#### Directions:
Leave out all pictures and give back precisely the lines from the line with "Give me the D3.js source for this chart." to the line with "National Survey of", including those two lines.

#### Dataset rows:
# # # #
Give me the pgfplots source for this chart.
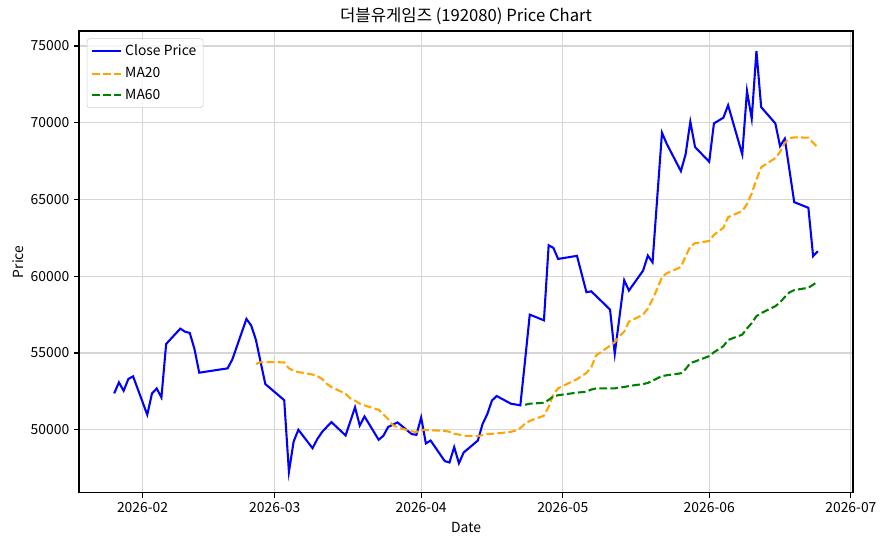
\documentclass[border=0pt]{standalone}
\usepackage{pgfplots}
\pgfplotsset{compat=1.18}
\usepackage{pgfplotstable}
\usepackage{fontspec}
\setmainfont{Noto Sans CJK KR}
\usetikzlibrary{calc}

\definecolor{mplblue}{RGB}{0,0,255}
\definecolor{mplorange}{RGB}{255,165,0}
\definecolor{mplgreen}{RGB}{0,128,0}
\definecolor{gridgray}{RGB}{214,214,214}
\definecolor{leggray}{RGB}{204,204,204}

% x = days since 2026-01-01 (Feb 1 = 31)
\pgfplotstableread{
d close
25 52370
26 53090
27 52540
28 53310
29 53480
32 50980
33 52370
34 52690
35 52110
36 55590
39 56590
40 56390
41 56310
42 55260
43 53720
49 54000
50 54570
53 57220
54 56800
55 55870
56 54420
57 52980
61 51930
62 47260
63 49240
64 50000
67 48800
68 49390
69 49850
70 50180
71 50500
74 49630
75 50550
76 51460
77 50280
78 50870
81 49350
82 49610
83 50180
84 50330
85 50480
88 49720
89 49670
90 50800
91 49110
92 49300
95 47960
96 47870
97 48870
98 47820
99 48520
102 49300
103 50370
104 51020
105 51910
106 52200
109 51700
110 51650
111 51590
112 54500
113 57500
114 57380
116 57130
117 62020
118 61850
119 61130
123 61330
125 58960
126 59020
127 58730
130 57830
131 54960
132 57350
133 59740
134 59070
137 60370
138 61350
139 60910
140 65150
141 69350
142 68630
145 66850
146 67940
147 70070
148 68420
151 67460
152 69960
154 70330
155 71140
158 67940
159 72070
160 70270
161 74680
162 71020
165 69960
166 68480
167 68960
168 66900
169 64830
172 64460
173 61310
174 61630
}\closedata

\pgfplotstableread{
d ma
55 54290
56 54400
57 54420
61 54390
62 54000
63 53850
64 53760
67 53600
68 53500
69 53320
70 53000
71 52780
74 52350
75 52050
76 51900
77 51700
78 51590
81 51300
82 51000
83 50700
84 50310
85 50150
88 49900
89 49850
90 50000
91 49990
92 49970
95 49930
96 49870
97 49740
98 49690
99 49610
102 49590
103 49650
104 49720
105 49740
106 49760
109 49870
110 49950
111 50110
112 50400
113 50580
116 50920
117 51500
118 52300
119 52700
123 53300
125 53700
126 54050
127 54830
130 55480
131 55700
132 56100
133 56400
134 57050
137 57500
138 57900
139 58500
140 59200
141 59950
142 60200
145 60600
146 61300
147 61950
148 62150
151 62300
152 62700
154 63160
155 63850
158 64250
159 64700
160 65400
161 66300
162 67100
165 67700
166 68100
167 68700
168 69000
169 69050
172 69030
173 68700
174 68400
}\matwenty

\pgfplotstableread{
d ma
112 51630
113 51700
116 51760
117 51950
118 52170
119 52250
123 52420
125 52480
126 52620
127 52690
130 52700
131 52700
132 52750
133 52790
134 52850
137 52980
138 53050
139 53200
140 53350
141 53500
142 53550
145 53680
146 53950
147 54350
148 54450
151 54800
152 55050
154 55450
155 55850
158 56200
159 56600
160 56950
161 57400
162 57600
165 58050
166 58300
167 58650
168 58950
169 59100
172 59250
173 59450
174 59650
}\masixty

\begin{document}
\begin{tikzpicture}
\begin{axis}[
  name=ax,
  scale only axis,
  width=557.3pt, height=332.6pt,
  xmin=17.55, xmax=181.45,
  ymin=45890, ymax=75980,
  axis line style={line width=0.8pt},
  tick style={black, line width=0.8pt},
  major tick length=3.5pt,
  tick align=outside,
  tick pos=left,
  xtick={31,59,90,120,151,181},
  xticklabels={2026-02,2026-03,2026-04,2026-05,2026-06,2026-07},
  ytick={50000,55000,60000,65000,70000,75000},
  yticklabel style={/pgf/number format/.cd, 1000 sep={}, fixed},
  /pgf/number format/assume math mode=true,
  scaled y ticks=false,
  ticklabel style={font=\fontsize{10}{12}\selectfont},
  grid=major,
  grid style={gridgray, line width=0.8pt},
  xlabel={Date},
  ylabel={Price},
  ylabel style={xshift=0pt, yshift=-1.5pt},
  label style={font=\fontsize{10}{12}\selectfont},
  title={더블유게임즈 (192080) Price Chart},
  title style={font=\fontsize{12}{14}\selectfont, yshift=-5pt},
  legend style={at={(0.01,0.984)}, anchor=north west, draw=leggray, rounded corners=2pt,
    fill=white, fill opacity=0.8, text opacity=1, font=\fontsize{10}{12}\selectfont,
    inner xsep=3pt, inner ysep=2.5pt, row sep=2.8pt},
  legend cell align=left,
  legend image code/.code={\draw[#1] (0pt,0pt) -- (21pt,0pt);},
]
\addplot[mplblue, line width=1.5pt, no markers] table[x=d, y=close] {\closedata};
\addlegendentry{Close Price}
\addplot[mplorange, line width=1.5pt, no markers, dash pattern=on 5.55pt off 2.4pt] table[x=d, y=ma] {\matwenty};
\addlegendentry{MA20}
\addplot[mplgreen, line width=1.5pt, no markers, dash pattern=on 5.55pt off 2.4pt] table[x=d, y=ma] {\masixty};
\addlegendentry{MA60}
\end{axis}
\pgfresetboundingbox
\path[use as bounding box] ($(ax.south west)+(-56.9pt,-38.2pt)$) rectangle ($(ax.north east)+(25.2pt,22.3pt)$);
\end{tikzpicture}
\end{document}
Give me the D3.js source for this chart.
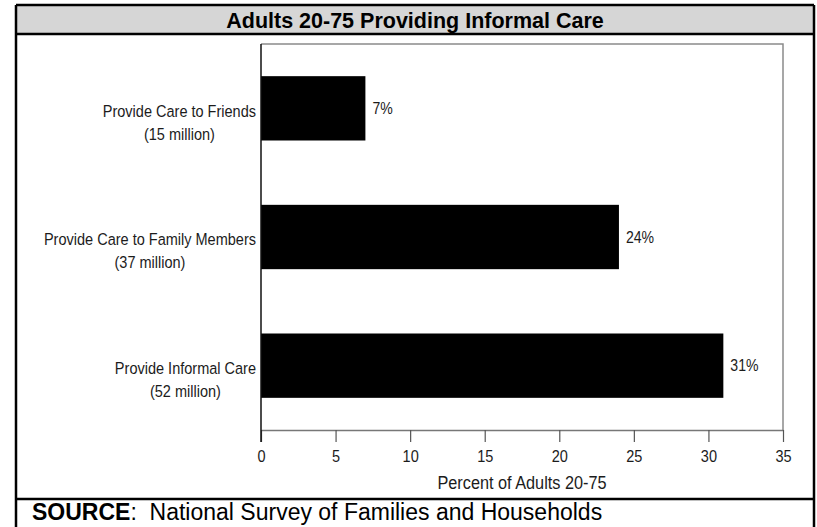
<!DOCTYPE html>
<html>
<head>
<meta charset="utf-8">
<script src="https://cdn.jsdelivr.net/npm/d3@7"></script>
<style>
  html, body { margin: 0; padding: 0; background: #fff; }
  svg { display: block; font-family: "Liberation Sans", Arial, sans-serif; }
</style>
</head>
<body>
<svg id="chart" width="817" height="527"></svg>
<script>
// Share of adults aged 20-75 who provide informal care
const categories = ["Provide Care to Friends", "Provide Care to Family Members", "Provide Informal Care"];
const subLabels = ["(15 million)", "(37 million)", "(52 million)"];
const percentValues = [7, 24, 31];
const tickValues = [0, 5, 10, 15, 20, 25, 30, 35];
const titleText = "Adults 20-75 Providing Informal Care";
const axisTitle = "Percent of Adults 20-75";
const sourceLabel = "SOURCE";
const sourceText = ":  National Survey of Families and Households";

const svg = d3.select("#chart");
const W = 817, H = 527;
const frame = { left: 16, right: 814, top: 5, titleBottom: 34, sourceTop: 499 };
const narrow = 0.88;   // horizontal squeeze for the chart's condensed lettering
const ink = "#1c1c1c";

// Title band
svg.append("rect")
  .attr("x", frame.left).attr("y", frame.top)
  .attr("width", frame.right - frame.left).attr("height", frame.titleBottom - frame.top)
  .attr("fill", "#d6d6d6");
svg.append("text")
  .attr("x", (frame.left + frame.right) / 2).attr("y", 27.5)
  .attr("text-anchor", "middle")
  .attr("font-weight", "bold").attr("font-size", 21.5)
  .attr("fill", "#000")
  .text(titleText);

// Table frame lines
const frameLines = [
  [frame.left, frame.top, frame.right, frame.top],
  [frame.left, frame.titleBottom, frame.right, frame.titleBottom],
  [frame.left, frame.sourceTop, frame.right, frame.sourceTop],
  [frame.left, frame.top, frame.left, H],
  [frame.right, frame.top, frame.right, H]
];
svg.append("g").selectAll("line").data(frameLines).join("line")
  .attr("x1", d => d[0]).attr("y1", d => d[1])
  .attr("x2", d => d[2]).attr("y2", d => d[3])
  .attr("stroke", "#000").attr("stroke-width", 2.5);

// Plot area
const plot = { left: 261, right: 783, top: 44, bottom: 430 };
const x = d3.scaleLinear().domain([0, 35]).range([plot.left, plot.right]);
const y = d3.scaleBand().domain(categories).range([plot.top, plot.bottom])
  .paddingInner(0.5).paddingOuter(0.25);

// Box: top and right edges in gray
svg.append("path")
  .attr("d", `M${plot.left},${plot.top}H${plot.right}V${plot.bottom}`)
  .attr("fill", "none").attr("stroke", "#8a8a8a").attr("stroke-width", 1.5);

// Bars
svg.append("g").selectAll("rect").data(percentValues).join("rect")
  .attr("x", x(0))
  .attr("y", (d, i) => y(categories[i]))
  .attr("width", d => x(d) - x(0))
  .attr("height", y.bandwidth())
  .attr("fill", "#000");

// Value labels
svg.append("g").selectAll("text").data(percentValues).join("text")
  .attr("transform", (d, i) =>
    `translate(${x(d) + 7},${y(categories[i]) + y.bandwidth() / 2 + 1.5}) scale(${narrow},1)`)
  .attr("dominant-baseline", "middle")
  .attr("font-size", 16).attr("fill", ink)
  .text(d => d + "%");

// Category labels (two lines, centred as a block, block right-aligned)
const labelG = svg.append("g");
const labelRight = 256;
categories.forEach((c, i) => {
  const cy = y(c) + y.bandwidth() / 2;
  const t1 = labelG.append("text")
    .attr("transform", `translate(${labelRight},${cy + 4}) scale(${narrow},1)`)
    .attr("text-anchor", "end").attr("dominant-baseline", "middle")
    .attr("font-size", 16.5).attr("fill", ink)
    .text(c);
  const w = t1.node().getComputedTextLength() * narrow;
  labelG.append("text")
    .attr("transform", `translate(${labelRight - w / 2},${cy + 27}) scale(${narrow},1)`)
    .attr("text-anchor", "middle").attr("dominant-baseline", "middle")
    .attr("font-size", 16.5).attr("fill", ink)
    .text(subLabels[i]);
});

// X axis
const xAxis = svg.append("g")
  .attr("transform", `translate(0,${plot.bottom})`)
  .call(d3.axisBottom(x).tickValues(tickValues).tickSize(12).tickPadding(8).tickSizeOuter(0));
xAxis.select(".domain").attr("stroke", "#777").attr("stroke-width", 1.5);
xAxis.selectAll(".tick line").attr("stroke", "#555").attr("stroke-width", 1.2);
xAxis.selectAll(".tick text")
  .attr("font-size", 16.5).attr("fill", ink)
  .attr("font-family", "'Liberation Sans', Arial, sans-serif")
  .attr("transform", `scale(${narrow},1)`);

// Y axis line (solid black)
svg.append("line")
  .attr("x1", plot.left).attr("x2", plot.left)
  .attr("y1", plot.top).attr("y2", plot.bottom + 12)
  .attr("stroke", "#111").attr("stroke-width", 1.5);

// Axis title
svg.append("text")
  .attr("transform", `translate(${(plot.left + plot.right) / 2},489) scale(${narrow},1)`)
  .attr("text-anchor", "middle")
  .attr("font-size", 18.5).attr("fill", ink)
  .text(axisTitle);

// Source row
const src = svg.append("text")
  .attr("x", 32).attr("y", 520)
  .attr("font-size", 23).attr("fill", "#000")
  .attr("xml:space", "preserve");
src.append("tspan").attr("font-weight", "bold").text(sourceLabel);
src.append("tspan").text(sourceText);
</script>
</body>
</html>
# # # #
#### Result below:
Give me the D3.js source for this chart.
<!DOCTYPE html>
<html>
<head>
<meta charset="utf-8">
<script src="https://cdn.jsdelivr.net/npm/d3@7"></script>
<style>
  html, body { margin: 0; padding: 0; background: #fff; }
  svg { display: block; font-family: "Liberation Sans", Arial, sans-serif; }
</style>
</head>
<body>
<svg id="chart" width="817" height="527"></svg>
<script>
// Share of adults aged 20-75 who provide informal care
const categories = ["Provide Care to Friends", "Provide Care to Family Members", "Provide Informal Care"];
const subLabels = ["(15 million)", "(37 million)", "(52 million)"];
const percentValues = [7, 24, 31];
const tickValues = [0, 5, 10, 15, 20, 25, 30, 35];
const titleText = "Adults 20-75 Providing Informal Care";
const axisTitle = "Percent of Adults 20-75";
const sourceLabel = "SOURCE";
const sourceText = ":  National Survey of Families and Households";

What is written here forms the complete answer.